Privatisation rampante
Autre souci, le recours de plus en plus massif à des salariés de droit privé, « contractuels ». S’il y en a toujours eu dans l’administratif, certains ont été embauchés sur le terrain. Or, ils ne sont pas assermentés, et ne peuvent donc jouer leur rôle de police. Avec le principal avantage pour l’ONF d’économiser sur le coût des cotisations retraites, ce qu’Olivier Rousset ne conteste pas. Une situation qui devrait s’aggraver : 30 % des effectifs vont partir en retraite dans les trois ans. Pour faire rentrer du cash et éviter de supprimer des postes à tout va, l’ONF a également mis en place des agences aux activités concurrentielles : bureaux d’études, travaux d’aménagement. Ce qui n’a visiblement pas suffi. La faute également au désengagement partiel de l’Etat qui ne prend plus en charge les retraites depuis 2006 : 80 millions d’euros annuels à la clé.

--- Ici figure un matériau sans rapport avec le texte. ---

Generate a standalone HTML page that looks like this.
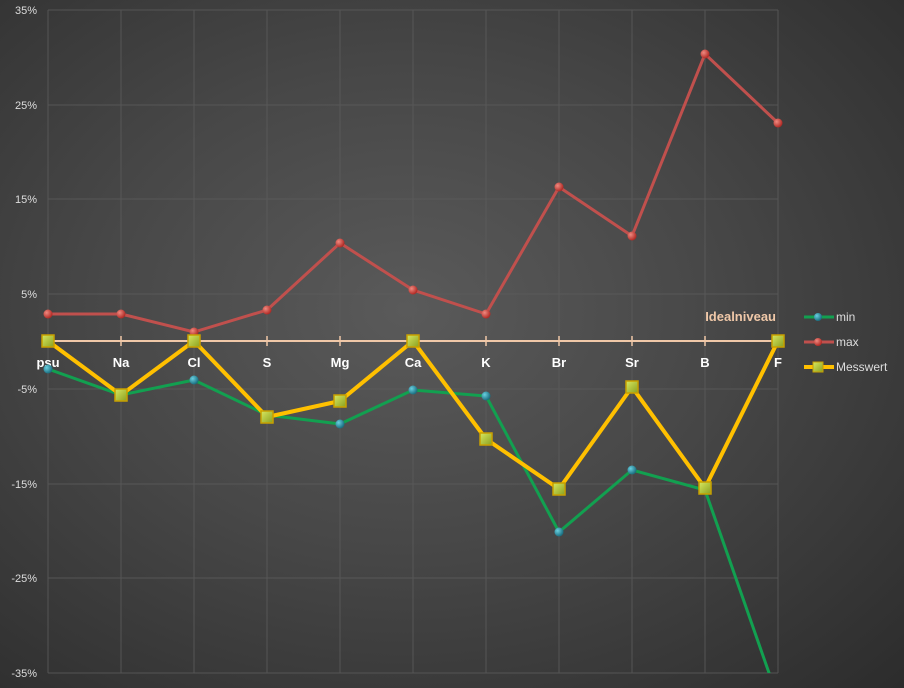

« Comme le reste de la société, le métier et les missions changent à une vitesse folle, le modèle économique a très peu évolué et les agents ont beaucoup de mal à s’adapter, constate Laurence Lelegard Moreau, directrice territoriale par intérim pour le 13 et le 84, entre le marteau et l’enclume et syndiquée EFA CGC, représentant les ingénieurs. Il faut s’adapter mais l’office est en réorganisation permanente. Nous avons une direction bulldozer qui cherche, à droite et à gauche, comment combler le déficit. Le problème majeur est qu’on nous demande de tout faire mais les dotations de l’Etat ne suivent pas. L’équation est insolvable ! » Si pour elle, qui fait un parallèle avec un système de santé qui doit marger à tout prix, la privatisation complète de l’office n’est pas dans les cartons, « l’ONF n’est plus seulement qu’un service public. Le langage marketing utilisé depuis 20 ans est à l’opposé du forestier. La direction manque clairement de pédagogie ». Gare à l’incendie !
Clément Chassot
1. Syndicat national unifié des personnels des forêts et de l’espace naturel, lié à Solidaires. Une intersyndicale s’est créée, représentant 85 % du personnel.